In [1]:
import sys
import requests
from bs4 import BeautifulSoup
import re
import unicodedata
import pandas as pd

# Helper functions
def date_time(table_cell):
    """
    This function returns the date and time from the HTML table cell.
    Input: the element of a table data cell.
    """
    return [data_time.strip() for data_time in table_cell.stripped_strings][:2]

def booster_version(table_cell):
    """
    Extracts the booster version from a table cell element.
    """
    return table_cell.a.string

def get_mass(table_cell):
    """
    Extracts the payload mass from a table cell element.
    """
    mass = unicodedata.normalize("NFKD", table_cell.text).strip()
    if mass:
        return mass.split(' ')[0]  # Assuming mass is in format '123 kg'
    return None

def landing_status(table_cell):
    """
    Extracts the landing status from a table cell element.
    """
    return table_cell.text.strip()

def extract_column_from_header(row):
    """
    Extracts and returns the column name from the HTML table header cell.
    Input: the element of a table header cell.
    """
    if row.br:
        row.br.extract()
    if row.a:
        row.a.extract()
    if row.sup:
        row.sup.extract()
        
    column_name = ' '.join(row.contents)
    
    # Filter out digits and empty names
    if not column_name.strip().isdigit():
        column_name = column_name.strip()
        return column_name


In [2]:
# URL of the Falcon9 Launch Wiki page
static_url = "https://en.wikipedia.org/w/index.php?title=List_of_Falcon_9_and_Falcon_Heavy_launches&oldid=1027686922"

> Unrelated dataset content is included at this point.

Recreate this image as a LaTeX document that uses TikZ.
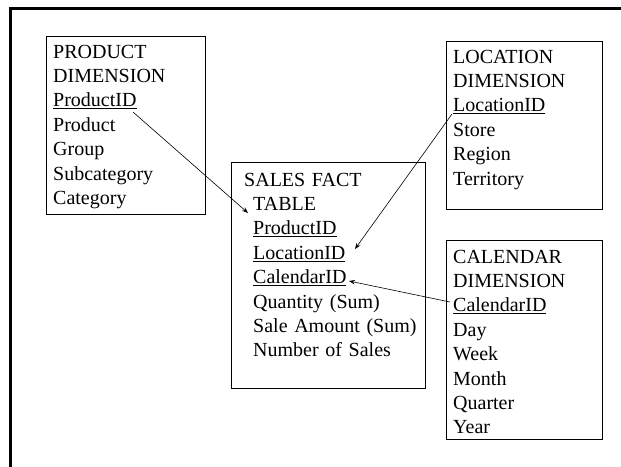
\documentclass[tikz,border=0pt]{standalone}
\usepackage{fontspec}
\setmainfont{Liberation Serif}
\usetikzlibrary{arrows.meta}
\newcommand\indt{\hspace*{9pt}}
\begin{document}
\begin{tikzpicture}[x=1pt,y=-1pt,
  box/.style={draw, line width=0.8pt, inner sep=0pt, anchor=north west},
  txt/.style={anchor=base west, inner sep=0pt, align=left, text width=200pt,
    font=\fontsize{20}{24.4}\selectfont},
  link/.style={line width=0.6pt, -{Stealth[length=6pt,width=4.5pt]}},
  frame/.style={line width=3pt}]
\useasboundingbox (0,0) rectangle (621,466);
\draw[frame] (10,480) -- (10,8) -- (640,8);

% boxes
\node[box, minimum width=159.5pt, minimum height=178.5pt] (prod) at (45.5,35.5) {};
\node[box, minimum width=194.5pt, minimum height=226pt] (sales) at (230.5,162) {};
\node[box, minimum width=156pt, minimum height=168.5pt] (loc) at (446,40.5) {};
\node[box, minimum width=156pt, minimum height=199pt] (cal) at (446,240) {};

% texts
\node[txt] (prodt) at (53,58) {PRODUCT\\DIMENSION\\\underline{ProductID}\\Product\\Group\\Subcategory\\Category};
\node[txt] (salest) at (244,186) {SALES FACT\\\indt TABLE\\\indt\underline{ProductID}\\\indt\underline{LocationID}\\\indt\underline{CalendarID}\\\indt Quantity (Sum)\\\indt Sale Amount (Sum)\\\indt Number of Sales};
\node[txt] (loct) at (453,63) {LOCATION\\DIMENSION\\\underline{LocationID}\\Store\\Region\\Territory};
\node[txt] (calt) at (453,263) {CALENDAR\\DIMENSION\\\underline{CalendarID}\\Day\\Week\\Month\\Quarter\\Year};

% connector end points
\coordinate (pidEnd) at (133,112);
\coordinate (tableTip) at (248,213);
\coordinate (lidStart) at (452,114);
\coordinate (lidTip) at (355,249);
\coordinate (cidStart) at (450,302);
\coordinate (cidTip) at (349,281);

\draw[link] (pidEnd) -- (tableTip);
\draw[link] (lidStart) -- (lidTip);
\draw[link] (cidStart) -- (cidTip);
\end{tikzpicture}
\end{document}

# Perform an HTTP GET request
response = requests.get(static_url)

# Check if the request was successful
if response.status_code == 200:
    print("Successfully fetched the Falcon9 Launch Wiki page")
    html_content = response.text  # Get the HTML content of the page

    # Create a BeautifulSoup object from the HTML content
    soup = BeautifulSoup(html_content, 'html.parser')
else:
    print(f"Failed to fetch the page. Status code: {response.status_code}")
    exit()


Successfully fetched the Falcon9 Launch Wiki page


In [3]:
# Find all tables on the wiki page
html_tables = soup.find_all('table')

# Target table contains the actual launch records
first_launch_table = html_tables[2]

# Extract column names
column_names = []

# Apply find_all() function with `th` element on first_launch_table
# Iterate each th element and apply the provided extract_column_from_header() to get a column name
# Append the Non-empty column name (`if name is not None and len(name) > 0`) into a list called column_names
th_elements = first_launch_table.find_all('th')

for th in th_elements:
    name = extract_column_from_header(th)
    if name is not None and len(name) > 0:
        column_names.append(name)

print(column_names)


['Flight No.', 'Date and time ( )', 'Launch site', 'Payload', 'Payload mass', 'Orbit', 'Customer', 'Launch outcome']


In [9]:
# Initialize the dictionary with keys from column names
launch_dict = {key: [] for key in column_names}

# Remove an irrelevant column
if 'Date and time ( )' in launch_dict:
    del launch_dict['Date and time ( )']

# Add new columns with empty lists
new_columns = ['Version Booster', 'Booster landing', 'Date', 'Time']
for col in new_columns:
    launch_dict[col] = []

# Initialize other columns with empty lists if they don't exist
required_columns = ['Flight No.', 'Launch site', 'Payload', 'Payload mass', 'Orbit', 'Customer', 'Launch outcome']
for col in required_columns:
    if col not in launch_dict:
        launch_dict[col] = []

print(launch_dict)  # This will show the initialized dictionary structure


{'Flight No.': [], 'Launch site': [], 'Payload': [], 'Payload mass': [], 'Orbit': [], 'Customer': [], 'Launch outcome': [], 'Version Booster': [], 'Booster landing': [], 'Date': [], 'Time': []}


In [10]:
extracted_row = 0
# Extract each table 
for table_number, table in enumerate(soup.find_all('table', "wikitable plainrowheaders collapsible")):
    # Get table rows
    for rows in table.find_all("tr"):
        # Check to see if first table heading is a number corresponding to launch number
        if rows.th:
            if rows.th.string:
                flight_number = rows.th.string.strip()
                flag = flight_number.isdigit()
            else:
                flag = False
        else:
            flag = False

        # Get table elements
        row = rows.find_all('td')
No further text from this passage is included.